Glass Lewis 2019 voting guidelines for the United Kingdom
On 16th November 2018, Glass Lewis published updated guidelines on their approach to proxy advice. They say the UK policy guidelines incorporate not only the recommendations of the UK Code and the requirements of the Act and the UK Listing Authority, but also corporate governance best practices.
Summary of changes for the 2019 United Kingdom Policy Guidelines:
Board Skills and Diversity
There is an expectation that FTSE 100 companies provide particularly meaningful disclosure in line with developing best practice standards.
They will take into account disclosed gender pay gap data and executive pipeline composition when assessing diversity concerns at the board level of larger companies.
Pay Ratios
They have updated their guidelines to reflect their position on the disclosure of CEO pay ratios in order to clarify that they will not, in and of themselves, have a material impact on their voting recommendations at this time.

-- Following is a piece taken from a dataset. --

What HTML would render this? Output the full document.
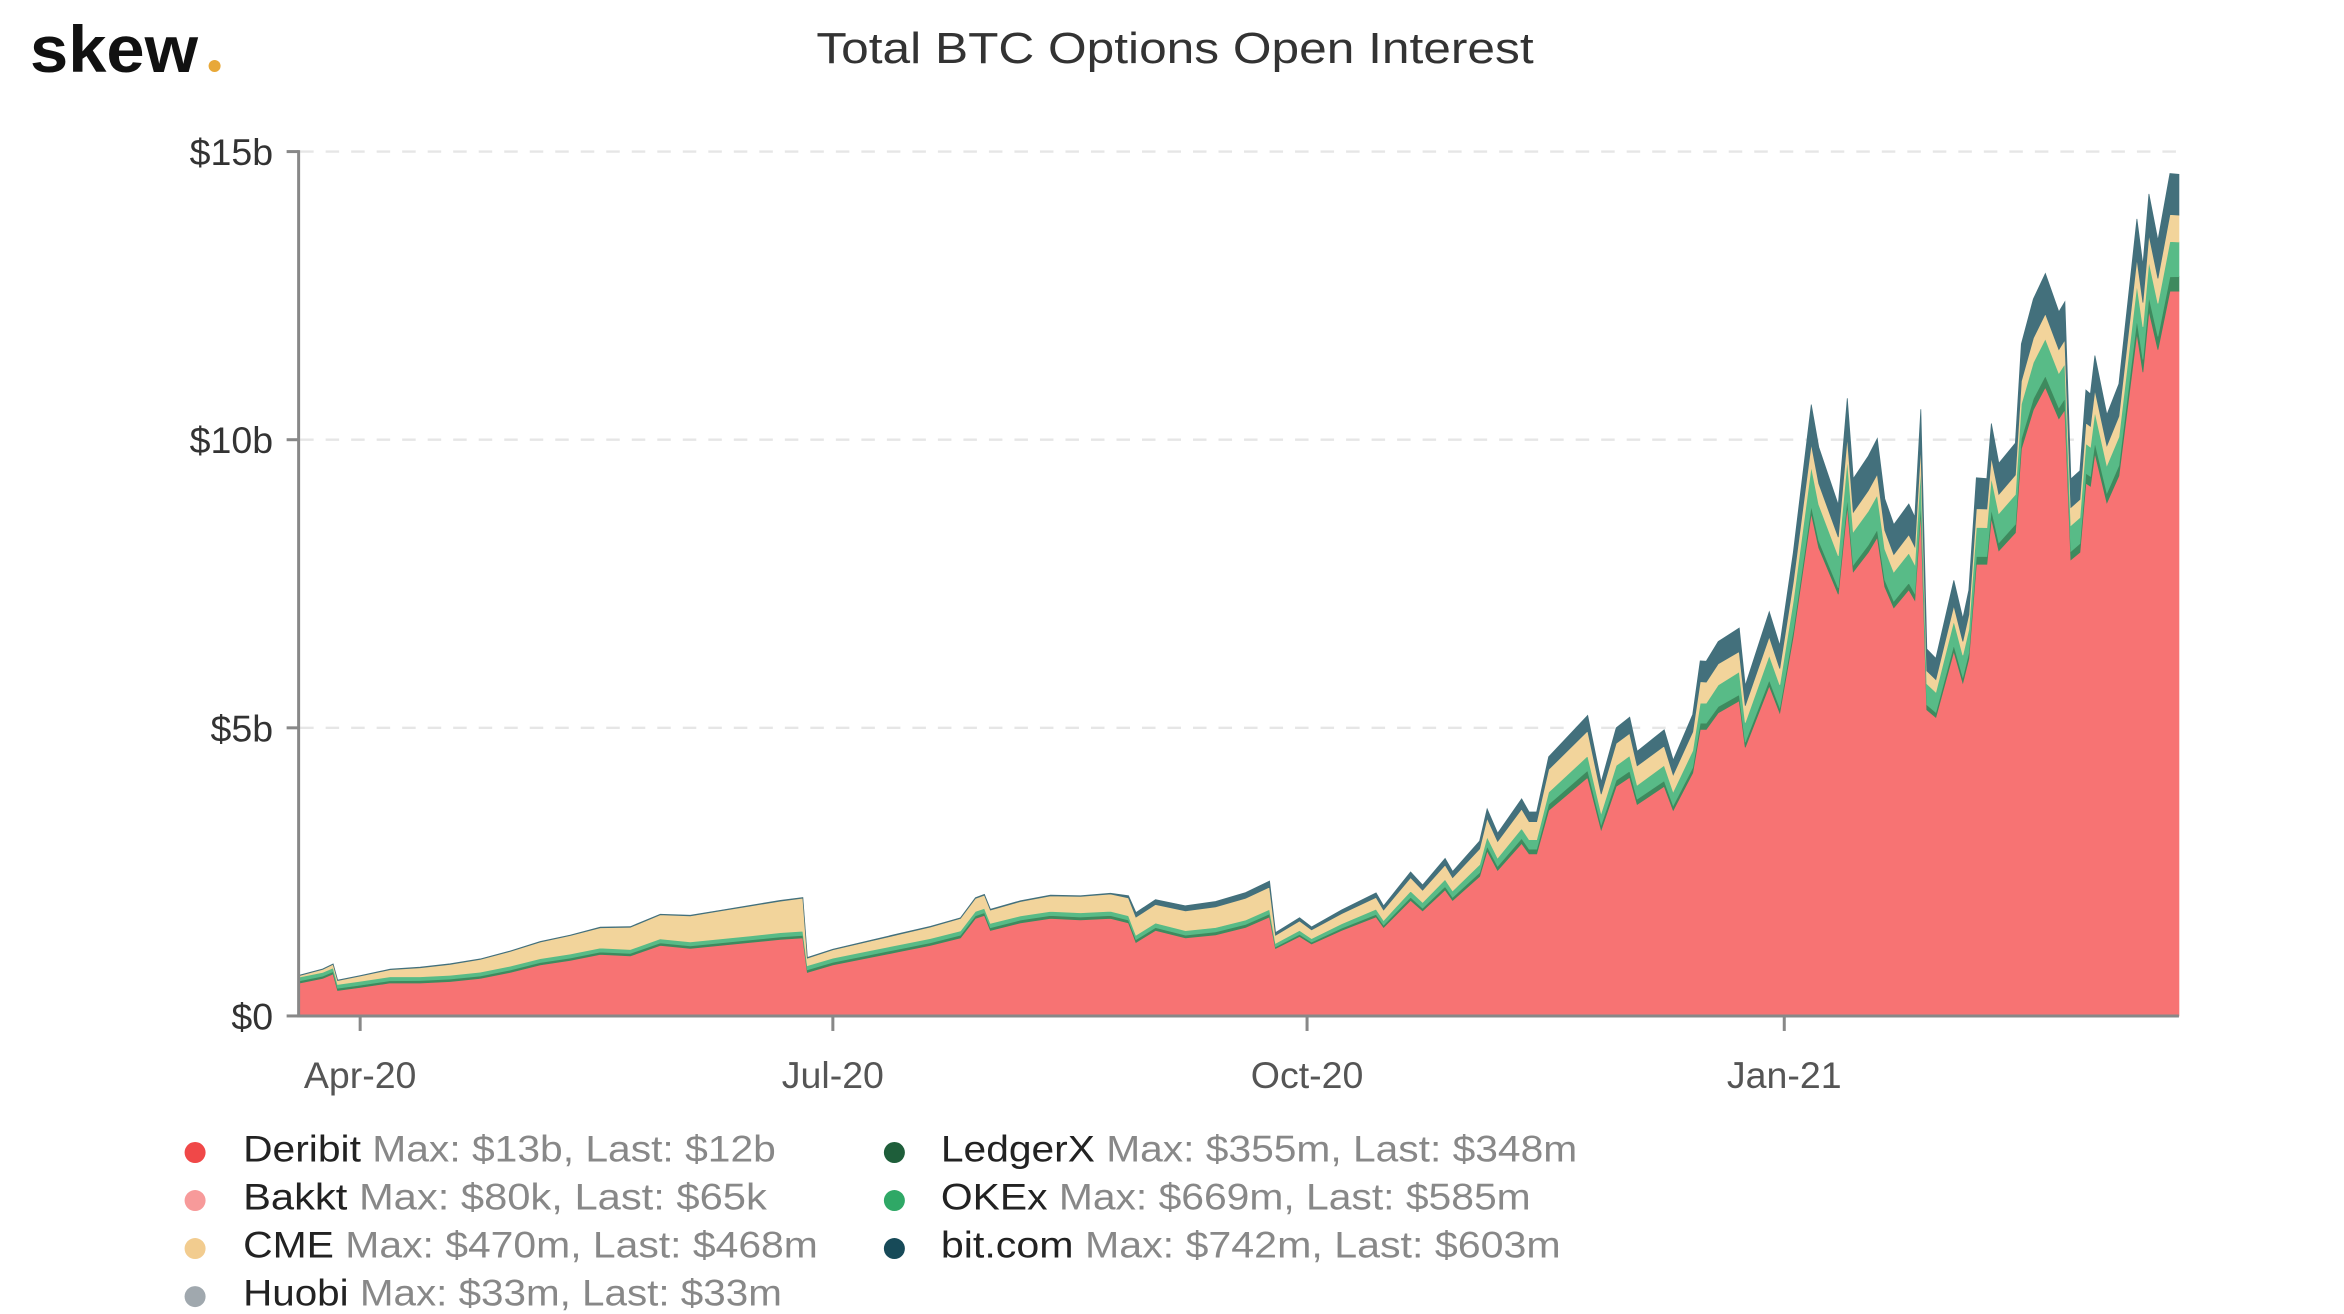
<!DOCTYPE html>
<html><head><meta charset="utf-8"><style>
html,body{margin:0;padding:0;background:#fff;}
svg{display:block;}
text{font-family:"Liberation Sans",sans-serif;}
</style></head><body>
<svg id="s" width="2344" height="1314" viewBox="0 0 1562 875.6" xmlns="http://www.w3.org/2000/svg">
<rect width="1562" height="876" fill="#fff"/>
<text x="20" y="48" font-size="44" font-weight="bold" fill="#111" textLength="112" lengthAdjust="spacingAndGlyphs">skew</text>
<circle cx="143" cy="44" r="4" fill="#e8a838"/>
<text x="783" y="42" font-size="29" fill="#333" text-anchor="middle" textLength="478" lengthAdjust="spacingAndGlyphs">Total BTC Options Open Interest</text>
<g stroke="#e6e6e6" stroke-width="1.6" stroke-dasharray="9,8">
<line x1="200" y1="101" x2="1452" y2="101"/>
<line x1="200" y1="293" x2="1452" y2="293"/>
<line x1="200" y1="485" x2="1452" y2="485"/>
</g>
<g font-size="25" fill="#333" text-anchor="end">
<text x="182" y="110">$15b</text>
<text x="182" y="302">$10b</text>
<text x="182" y="494">$5b</text>
<text x="182" y="686">$0</text>
</g>
<g id="areas"></g>
<g stroke="#888" stroke-width="2">
<line x1="199" y1="100" x2="199" y2="678"/>
<line x1="191" y1="101" x2="199" y2="101"/>
<line x1="191" y1="293" x2="199" y2="293"/>
<line x1="191" y1="485" x2="199" y2="485"/>
<line x1="191" y1="677" x2="199" y2="677"/>
<line x1="198" y1="677" x2="1452" y2="677"/>
<line x1="240" y1="677" x2="240" y2="687"/>
<line x1="555" y1="677" x2="555" y2="687"/>
<line x1="871" y1="677" x2="871" y2="687"/>
<line x1="1189" y1="677" x2="1189" y2="687"/>
</g>
<g font-size="25" fill="#555" text-anchor="middle">
<text x="240" y="725">Apr-20</text>
<text x="555" y="725">Jul-20</text>
<text x="871" y="725">Oct-20</text>
<text x="1189" y="725">Jan-21</text>
</g>
<g font-size="25">
<circle cx="130" cy="768" r="7" fill="#f04848"/>
<text x="162" y="774" textLength="355" lengthAdjust="spacingAndGlyphs"><tspan fill="#222">Deribit</tspan><tspan fill="#888"> Max: $13b, Last: $12b</tspan></text>
<circle cx="130" cy="800" r="7" fill="#f79a9a"/>
<text x="162" y="806" textLength="349" lengthAdjust="spacingAndGlyphs"><tspan fill="#222">Bakkt</tspan><tspan fill="#888"> Max: $80k, Last: $65k</tspan></text>
<circle cx="130" cy="832" r="7" fill="#f2cc8f"/>
<text x="162" y="838" textLength="383" lengthAdjust="spacingAndGlyphs"><tspan fill="#222">CME</tspan><tspan fill="#888"> Max: $470m, Last: $468m</tspan></text>
<circle cx="130" cy="864" r="7" fill="#a0a8ae"/>
<text x="162" y="870" textLength="359" lengthAdjust="spacingAndGlyphs"><tspan fill="#222">Huobi</tspan><tspan fill="#888"> Max: $33m, Last: $33m</tspan></text>
<circle cx="596" cy="768" r="7" fill="#1e5e3a"/>
<text x="627" y="774" textLength="424" lengthAdjust="spacingAndGlyphs"><tspan fill="#222">LedgerX</tspan><tspan fill="#888"> Max: $355m, Last: $348m</tspan></text>
<circle cx="596" cy="800" r="7" fill="#2fa866"/>
<text x="627" y="806" textLength="393" lengthAdjust="spacingAndGlyphs"><tspan fill="#222">OKEx</tspan><tspan fill="#888"> Max: $669m, Last: $585m</tspan></text>
<circle cx="596" cy="832" r="7" fill="#174a58"/>
<text x="627" y="838" textLength="413" lengthAdjust="spacingAndGlyphs"><tspan fill="#222">bit.com</tspan><tspan fill="#888"> Max: $742m, Last: $603m</tspan></text>
</g>
</svg>
<script>
var P=[[200,655],[215,652],[222,649],[225,660],[240,658],[260,655],[280,655],[300,654],[320,652],[340,648],[360,643],[380,640],[400,636],[420,637],[440,630],[460,632],[480,630],[500,628],[520,626],[535,625],[538,648],[555,643],[580,638],[600,634],[620,630],[640,625],[650,612],[656,610],[660,620],[680,615],[700,612],[720,613],[740,612],[752,615],[757,628],[770,620],[790,625],[810,623],[830,618],[846,611],[850,632],[866,624],[874,629],[894,620],[917,611],[922,618],[940,600],[948,607],[963,593],[968,600],[986,584],[991,567],[998,580],[1014,562],[1019,569],[1024,569],[1032,540],[1058,518],[1067,553],[1077,524],[1086,518],[1091,536],[1109,524],[1115,540],[1128,515],[1133,486],[1137,486],[1145,475],[1159,467],[1163,498],[1179,457],[1186,475],[1195,424],[1207,342],[1212,365],[1225,396],[1231,337],[1235,381],[1245,368],[1251,358],[1256,391],[1262,405],[1272,393],[1276,400],[1280,340],[1284,473],[1290,478],[1302,434],[1308,455],[1312,439],[1317,376],[1324,376],[1327,345],[1332,367],[1343,355],[1347,299],[1355,273],[1363,258],[1372,279],[1376,273],[1380,373],[1386,368],[1390,322],[1393,324],[1396,302],[1404,335],[1412,317],[1424,222],[1428,248],[1432,207],[1438,233],[1446,194],[1452,194]];
function interp(t,x){if(x<=t[0][0])return t[0][1];for(var i=0;i<t.length-1;i++){if(x<=t[i+1][0]){var a=t[i],b=t[i+1];return a[1]+(b[1]-a[1])*(x-a[0])/(b[0]-a[0]);}}return t[t.length-1][1];}
var L=[[200,1.5],[870,2]], Lf=[[870,.025],[1045,.03],[1207,.015],[1452,.02]];
var O=[[200,2.5],[870,3]], Of=[[870,.05],[1045,.06],[1207,.078],[1452,.048]];
var C=[[200,1],[535,22],[537,5],[848,15]], Cf=[[870,.12],[1045,.11],[1207,.045],[1452,.037]];
var B=[[200,0.3],[750,0.5],[756,3],[848,4]], Bf=[[870,.04],[1100,.07],[1207,.078],[1452,.056]];
var layers=[["#f77373",null,null],["#3e8a5e",L,Lf],["#58bb87",O,Of],["#f2d49b",C,Cf],["#43707c",B,Bf]];
var prev=P.map(function(){return 677;});
var g=document.getElementById('areas'),out='';
layers.forEach(function(ly,k){
 var cur=P.map(function(p,i){
   if(k==0)return p[1];
   var h=677-p[1];
   var t=p[0]<849?interp(ly[1],p[0]):interp(ly[2],p[0])*h;
   return prev[i]-t;});
 var d='M'+P[0][0]+','+cur[0];
 for(var i=1;i<P.length;i++)d+='L'+P[i][0]+','+cur[i].toFixed(1);
 for(var i=P.length-1;i>=0;i--)d+='L'+P[i][0]+','+prev[i].toFixed(1);
 out+='<path d="'+d+'Z" fill="'+ly[0]+'" stroke="'+ly[0]+'" stroke-width="0.5"/>';
 prev=cur;
});
g.innerHTML=out;
</script>
</body></html>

Board and Committee Responsiveness
They have clarified their policy regarding board and committee responsiveness to shareholder dissent. Specifically, they have outlined that they may, in certain circumstances, hold committee chairs and members accountable for a failure to adequately address shareholder dissent.
Environmental and Social Risk Oversight
They have codified their approach to reviewing how boards are overseeing environmental and social issues. For companies listed in a blue-chip index and in instances where they identify material oversight issues, Glass Lewis will review a company’s overall governance practices to identify which directors or board-level committees have been charged with oversight of environmental and/or social issues.
Glass Lewis will also note instances when such oversight has not been clearly defined by companies in their governance documents. Further, they have clarified that, in instances where it is clear a company has not properly managed or mitigated environmental or social risks to the detriment of shareholder value or when such mismanagement has threatened shareholder value, Glass Lewis may consider recommending that shareholders vote against members of the board who are responsible for oversight of environmental and social risks. In the absence of explicit board oversight of environmental and social issues, Glass Lewis may recommend that shareholders vote against members of the audit committee. In making these determinations, Glass Lewis will carefully review the situation at hand, its effect on shareholder value, as well as any response made by the company in order to take corrective action.
Executive Remuneration: Realised Pay
They have clarified that they specifically assess the realised pay received by a company’s top executives over at least three years when evaluating the link between pay and company performance.